Exercise input:
=-=-=

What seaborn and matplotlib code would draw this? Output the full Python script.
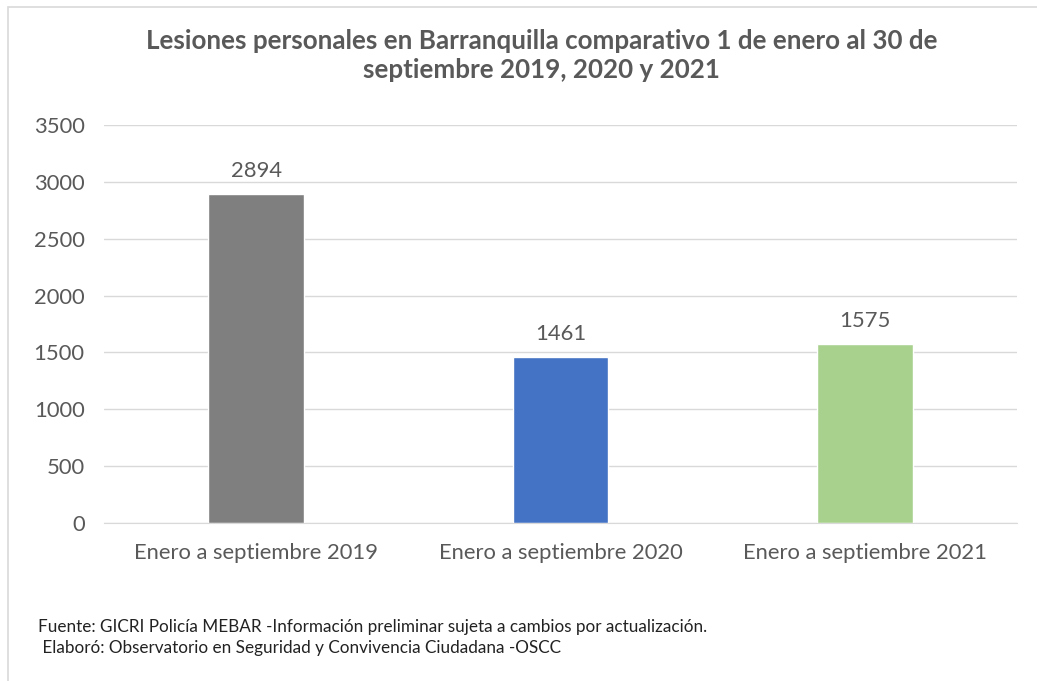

=-=-=

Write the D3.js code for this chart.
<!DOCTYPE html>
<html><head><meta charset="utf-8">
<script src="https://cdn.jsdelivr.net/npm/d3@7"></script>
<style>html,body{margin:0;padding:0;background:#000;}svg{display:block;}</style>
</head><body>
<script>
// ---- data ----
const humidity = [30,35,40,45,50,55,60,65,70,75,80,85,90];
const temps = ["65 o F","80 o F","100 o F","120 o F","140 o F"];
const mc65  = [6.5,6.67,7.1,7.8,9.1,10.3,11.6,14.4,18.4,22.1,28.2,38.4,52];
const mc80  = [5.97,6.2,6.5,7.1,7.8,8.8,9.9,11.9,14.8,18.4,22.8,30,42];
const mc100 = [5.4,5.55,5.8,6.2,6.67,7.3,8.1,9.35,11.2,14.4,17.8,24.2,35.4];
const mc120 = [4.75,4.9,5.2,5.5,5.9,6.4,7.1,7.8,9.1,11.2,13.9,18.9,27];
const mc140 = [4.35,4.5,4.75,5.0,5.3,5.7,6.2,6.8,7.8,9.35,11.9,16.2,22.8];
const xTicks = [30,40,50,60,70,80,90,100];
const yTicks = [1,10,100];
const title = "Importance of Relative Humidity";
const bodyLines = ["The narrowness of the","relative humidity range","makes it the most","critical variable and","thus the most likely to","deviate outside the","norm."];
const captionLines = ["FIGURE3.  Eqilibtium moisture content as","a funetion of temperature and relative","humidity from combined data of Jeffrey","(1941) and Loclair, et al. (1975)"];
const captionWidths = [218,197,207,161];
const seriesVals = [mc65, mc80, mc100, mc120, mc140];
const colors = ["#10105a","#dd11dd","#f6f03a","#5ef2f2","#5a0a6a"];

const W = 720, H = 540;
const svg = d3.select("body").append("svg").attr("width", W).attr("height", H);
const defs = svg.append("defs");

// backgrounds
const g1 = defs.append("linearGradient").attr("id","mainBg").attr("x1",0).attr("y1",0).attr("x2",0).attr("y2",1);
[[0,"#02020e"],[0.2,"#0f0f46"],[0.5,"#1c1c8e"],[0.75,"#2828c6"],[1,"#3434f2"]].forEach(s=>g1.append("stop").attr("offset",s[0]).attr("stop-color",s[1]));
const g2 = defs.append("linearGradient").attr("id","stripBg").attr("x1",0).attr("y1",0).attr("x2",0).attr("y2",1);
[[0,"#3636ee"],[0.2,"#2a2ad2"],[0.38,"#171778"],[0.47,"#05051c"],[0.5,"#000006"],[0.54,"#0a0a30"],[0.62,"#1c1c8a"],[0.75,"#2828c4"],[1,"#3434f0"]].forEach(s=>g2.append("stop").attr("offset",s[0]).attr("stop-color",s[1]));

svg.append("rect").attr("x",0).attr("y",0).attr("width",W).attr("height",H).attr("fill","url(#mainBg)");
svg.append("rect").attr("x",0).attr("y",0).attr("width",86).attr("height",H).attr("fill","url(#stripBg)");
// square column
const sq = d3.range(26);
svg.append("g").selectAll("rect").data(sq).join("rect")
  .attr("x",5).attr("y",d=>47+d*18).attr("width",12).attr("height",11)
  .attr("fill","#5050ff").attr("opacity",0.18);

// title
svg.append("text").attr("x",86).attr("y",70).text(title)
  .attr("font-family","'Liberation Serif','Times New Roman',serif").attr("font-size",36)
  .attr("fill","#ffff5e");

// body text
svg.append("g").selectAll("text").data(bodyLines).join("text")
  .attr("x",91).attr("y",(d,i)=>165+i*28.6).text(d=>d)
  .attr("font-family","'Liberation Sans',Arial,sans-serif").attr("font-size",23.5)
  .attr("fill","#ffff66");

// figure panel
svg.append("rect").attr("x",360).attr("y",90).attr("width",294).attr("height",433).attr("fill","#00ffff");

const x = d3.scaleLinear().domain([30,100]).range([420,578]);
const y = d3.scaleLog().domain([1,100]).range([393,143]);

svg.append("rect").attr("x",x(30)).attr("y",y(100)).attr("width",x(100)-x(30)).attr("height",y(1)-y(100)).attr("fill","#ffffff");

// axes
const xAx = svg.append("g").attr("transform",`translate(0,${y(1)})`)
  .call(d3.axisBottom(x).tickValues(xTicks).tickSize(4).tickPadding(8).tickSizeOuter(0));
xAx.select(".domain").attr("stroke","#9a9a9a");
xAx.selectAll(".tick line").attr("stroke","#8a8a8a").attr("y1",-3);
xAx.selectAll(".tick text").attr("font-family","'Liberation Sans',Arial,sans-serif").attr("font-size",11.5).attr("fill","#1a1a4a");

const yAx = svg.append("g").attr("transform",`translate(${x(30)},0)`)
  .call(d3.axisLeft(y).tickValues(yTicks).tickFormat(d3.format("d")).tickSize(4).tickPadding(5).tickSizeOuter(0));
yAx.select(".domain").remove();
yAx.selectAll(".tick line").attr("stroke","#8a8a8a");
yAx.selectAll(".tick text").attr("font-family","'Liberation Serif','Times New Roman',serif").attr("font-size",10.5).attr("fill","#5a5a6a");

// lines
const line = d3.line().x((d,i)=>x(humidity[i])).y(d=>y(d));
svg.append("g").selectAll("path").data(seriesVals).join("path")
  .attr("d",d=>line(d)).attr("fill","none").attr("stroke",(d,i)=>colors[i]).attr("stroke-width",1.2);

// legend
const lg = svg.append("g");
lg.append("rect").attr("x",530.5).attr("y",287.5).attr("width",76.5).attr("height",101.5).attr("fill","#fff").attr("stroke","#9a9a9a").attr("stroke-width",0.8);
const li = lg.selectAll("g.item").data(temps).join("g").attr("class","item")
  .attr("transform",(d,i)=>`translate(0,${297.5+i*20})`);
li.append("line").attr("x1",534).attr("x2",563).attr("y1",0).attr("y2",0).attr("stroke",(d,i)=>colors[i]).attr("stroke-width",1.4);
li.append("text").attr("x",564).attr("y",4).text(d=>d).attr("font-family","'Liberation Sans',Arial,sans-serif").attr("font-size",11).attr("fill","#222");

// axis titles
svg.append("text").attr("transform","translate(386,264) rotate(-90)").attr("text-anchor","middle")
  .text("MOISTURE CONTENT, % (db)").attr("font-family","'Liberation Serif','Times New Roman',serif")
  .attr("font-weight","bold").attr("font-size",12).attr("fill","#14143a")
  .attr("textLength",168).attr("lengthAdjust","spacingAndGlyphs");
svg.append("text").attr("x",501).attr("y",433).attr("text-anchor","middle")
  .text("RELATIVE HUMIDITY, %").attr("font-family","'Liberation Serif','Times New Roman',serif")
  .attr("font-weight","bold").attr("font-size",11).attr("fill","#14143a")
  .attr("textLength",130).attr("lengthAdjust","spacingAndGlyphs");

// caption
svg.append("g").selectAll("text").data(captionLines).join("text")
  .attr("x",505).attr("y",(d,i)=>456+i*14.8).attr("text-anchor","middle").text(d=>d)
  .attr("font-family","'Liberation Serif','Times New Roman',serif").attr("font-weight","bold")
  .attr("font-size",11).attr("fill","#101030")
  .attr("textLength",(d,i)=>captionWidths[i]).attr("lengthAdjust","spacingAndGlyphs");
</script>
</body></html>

=-=-=

The problem: Make a list of all lines in the data that contain "this".

Result:
What seaborn and matplotlib code would draw this? Output the full Python script.
Write the D3.js code for this chart.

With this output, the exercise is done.